REQUEST –
Return, without pictures, the lines from the start of the data through the one that contains "(0pt,0pt) rectangle (456.5pt,-880pt);".
··· RECORDED INFORMATION
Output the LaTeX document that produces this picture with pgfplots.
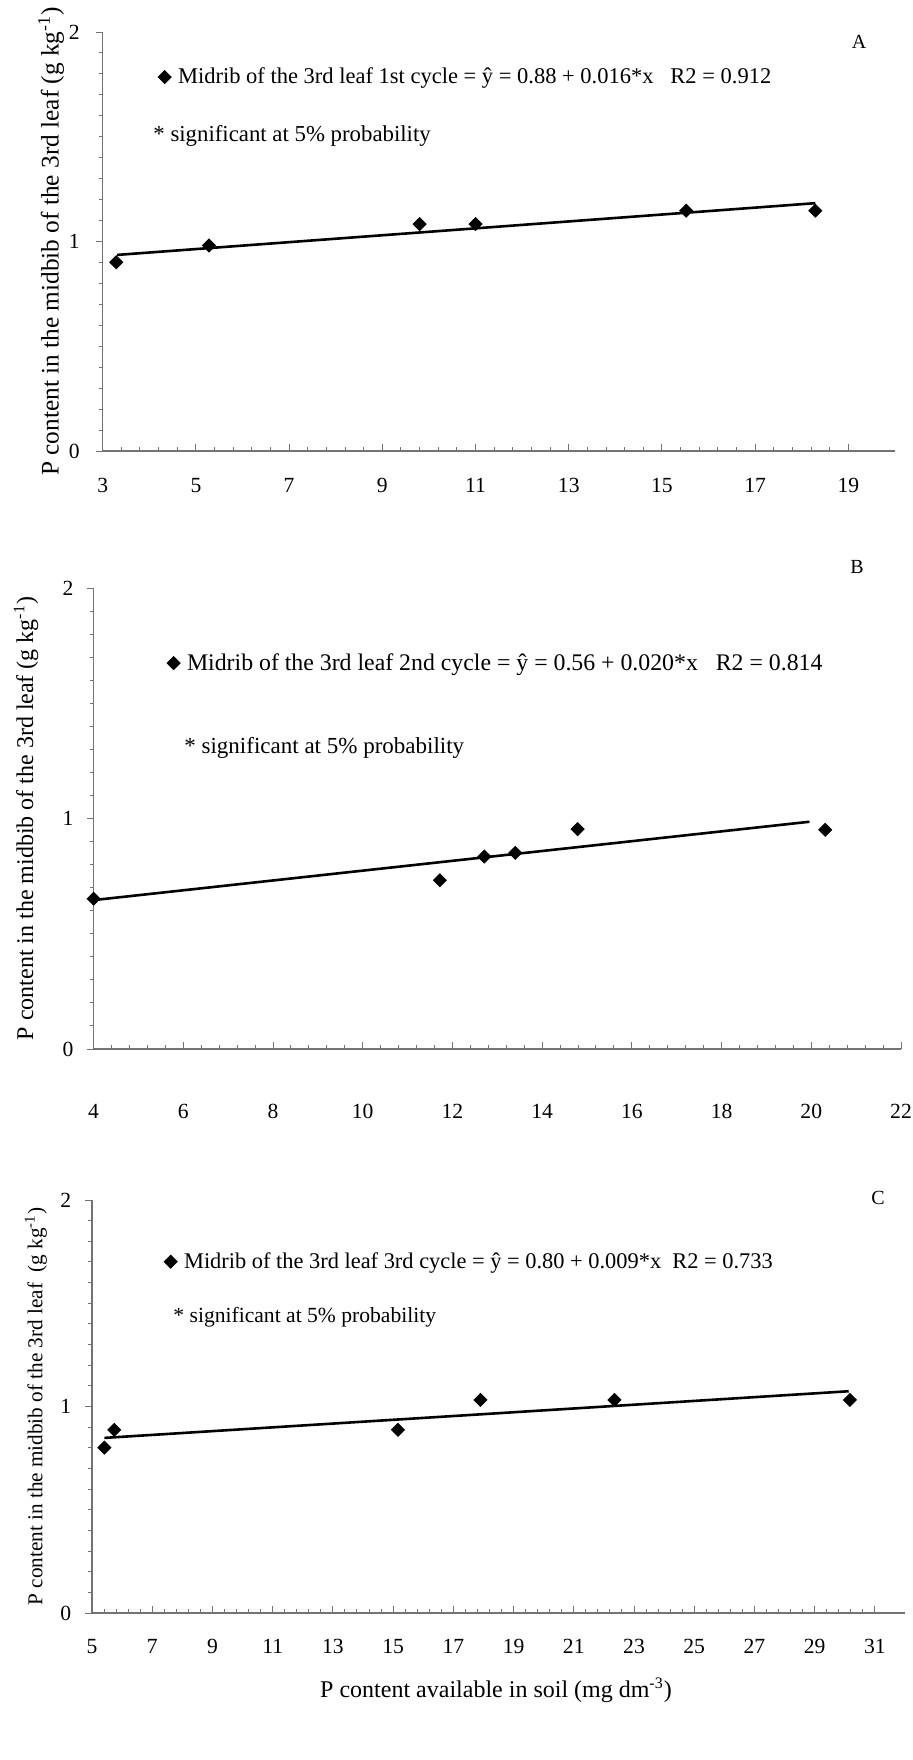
\documentclass[border=0pt]{standalone}
\usepackage{pgfplots}
\pgfplotsset{compat=1.18}
\usepackage{fontspec}
\setmainfont{Liberation Serif}
\newcommand{\fs}[1]{\fontsize{#1}{#1}\selectfont}
\pgfplotsset{
  panel/.style={
    scale only axis,
    clip=false,
    axis lines=left,
    axis line style={-, draw=black!55, line width=0.6pt},
    ymin=0, ymax=2,
    ytick={0,1,2},
    minor y tick num=9,
    minor x tick num=4,
    xtick align=inside,
    ytick align=outside,
    major tick length=3.5pt,
    minor tick length=2pt,
    tick style={draw=black!55, line width=0.5pt},
    /pgf/number format/assume math mode=true,
    ticklabel style={font=\fs{10.8}},
    legend style={draw=none, fill=none, anchor=west, inner sep=0pt,
      nodes={inner sep=1pt}},
  },
  dots/.style={only marks, mark=square*, mark size=2.3pt, black,
    mark options={rotate=45},
    legend image code/.code={\draw[##1] plot coordinates {(0pt,0pt)};\path (5.5pt,0pt);}},
  fit/.style={black, line width=1.3pt, forget plot},
}
\begin{document}
\begin{tikzpicture}
\useasboundingbox (0pt,0pt) rectangle (456.5pt,-880pt);

% ---------------- Panel A
\begin{scope}[shift={(51.35pt,-225.5pt)}]
\begin{axis}[panel,
  at={(0pt,0pt)}, anchor=south west,
  width=396.15pt, height=209.5pt,
  xmin=3, xmax=20, xtick={3,5,...,19},
  xticklabel style={yshift=-10.25pt},
  yticklabel style={xshift=-4.5pt},
  ylabel={P content in the midbib of the 3rd leaf (g kg\textsuperscript{-1})},
  ylabel style={at={(axis description cs:-0.065,0.5)}, anchor=center, font=\fs{12.65}},
  legend style={at={(axis description cs:0.0695,0.8926)}, font=\fs{11.25}},
]
\addplot[dots] coordinates {(3.29,0.901) (5.28,0.981) (9.80,1.083) (11.0,1.083) (15.52,1.147) (18.29,1.147)};
\addlegendentry{Midrib of the 3rd leaf 1st cycle = ŷ = 0.88 + 0.016*x\ \ \ R2 = 0.912}
\addplot[fit] coordinates {(3.31,0.936) (18.29,1.183)};
\end{axis}
\end{scope}
\node[anchor=west, font=\fs{11.4}, inner sep=0pt] at (76.5pt,-68pt) {* significant at 5\% probability};
\node[font=\fs{10}] at (429.5pt,-21pt) {A};

% ---------------- Panel B
\begin{scope}[shift={(46.8pt,-524.5pt)}]
\begin{axis}[panel,
  at={(0pt,0pt)}, anchor=south west,
  width=403.7pt, height=230.5pt,
  xmin=4, xmax=22, xtick={4,6,...,22},
  xticklabel style={yshift=-24pt},
  yticklabel style={xshift=-3pt},
  ylabel={P content in the midbib of the 3rd leaf (g kg\textsuperscript{-1})},
  ylabel style={at={(axis description cs:-0.0837,0.5)}, anchor=center, font=\fs{12}},
  legend style={at={(axis description cs:0.0906,0.837)}, font=\fs{11.9}},
]
\addplot[dots] coordinates {(4.0,0.652) (11.72,0.732) (12.71,0.835) (13.40,0.851) (14.79,0.954) (20.31,0.951)};
\addlegendentry{Midrib of the 3rd leaf 2nd cycle = ŷ = 0.56 + 0.020*x\ \ \ R2 = 0.814}
\addplot[fit] coordinates {(4.0,0.646) (19.96,0.986)};
\end{axis}
\end{scope}
\node[anchor=west, font=\fs{11.5}, inner sep=0pt] at (92pt,-374pt) {* significant at 5\% probability};
\node[font=\fs{10}] at (428.5pt,-283.5pt) {B};

% ---------------- Panel C
\begin{scope}[shift={(46pt,-806.5pt)}]
\begin{axis}[panel,
  at={(0pt,0pt)}, anchor=south west,
  width=406.5pt, height=206.5pt,
  xmin=5, xmax=32, xtick={5,7,...,31},
  xticklabel style={yshift=-9.75pt},
  yticklabel style={xshift=-3.4pt},
  ylabel={P content in the midbib of the 3rd leaf\ \ (g kg\textsuperscript{-1})},
  ylabel style={at={(axis description cs:-0.069,0.5)}, anchor=center, font=\fs{10.6}},
  legend style={at={(axis description cs:0.0883,0.8506)}, font=\fs{11.2}},
]
\addplot[dots] coordinates {(5.41,0.801) (5.74,0.887) (15.16,0.887) (17.90,1.032) (22.35,1.032) (30.17,1.032)};
\addlegendentry{Midrib of the 3rd leaf 3rd cycle = ŷ = 0.80 + 0.009*x\ \ R2 = 0.733}
\addplot[fit] coordinates {(5.41,0.848) (30.13,1.074)};
\end{axis}
\end{scope}
\node[anchor=west, font=\fs{10.8}, inner sep=0pt] at (86.5pt,-658.5pt) {* significant at 5\% probability};
\node[font=\fs{10}] at (439pt,-599pt) {C};
\node[font=\fs{12}] at (248pt,-845pt) {P content available in soil (mg dm\textsuperscript{-3})};
\end{tikzpicture}
\end{document}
······
EXERCISE RESULT –
Output the LaTeX document that produces this picture with pgfplots.
\documentclass[border=0pt]{standalone}
\usepackage{pgfplots}
\pgfplotsset{compat=1.18}
\usepackage{fontspec}
\setmainfont{Liberation Serif}
\newcommand{\fs}[1]{\fontsize{#1}{#1}\selectfont}
\pgfplotsset{
  panel/.style={
    scale only axis,
    clip=false,
    axis lines=left,
    axis line style={-, draw=black!55, line width=0.6pt},
    ymin=0, ymax=2,
    ytick={0,1,2},
    minor y tick num=9,
    minor x tick num=4,
    xtick align=inside,
    ytick align=outside,
    major tick length=3.5pt,
    minor tick length=2pt,
    tick style={draw=black!55, line width=0.5pt},
    /pgf/number format/assume math mode=true,
    ticklabel style={font=\fs{10.8}},
    legend style={draw=none, fill=none, anchor=west, inner sep=0pt,
      nodes={inner sep=1pt}},
  },
  dots/.style={only marks, mark=square*, mark size=2.3pt, black,
    mark options={rotate=45},
    legend image code/.code={\draw[##1] plot coordinates {(0pt,0pt)};\path (5.5pt,0pt);}},
  fit/.style={black, line width=1.3pt, forget plot},
}
\begin{document}
\begin{tikzpicture}
\useasboundingbox (0pt,0pt) rectangle (456.5pt,-880pt);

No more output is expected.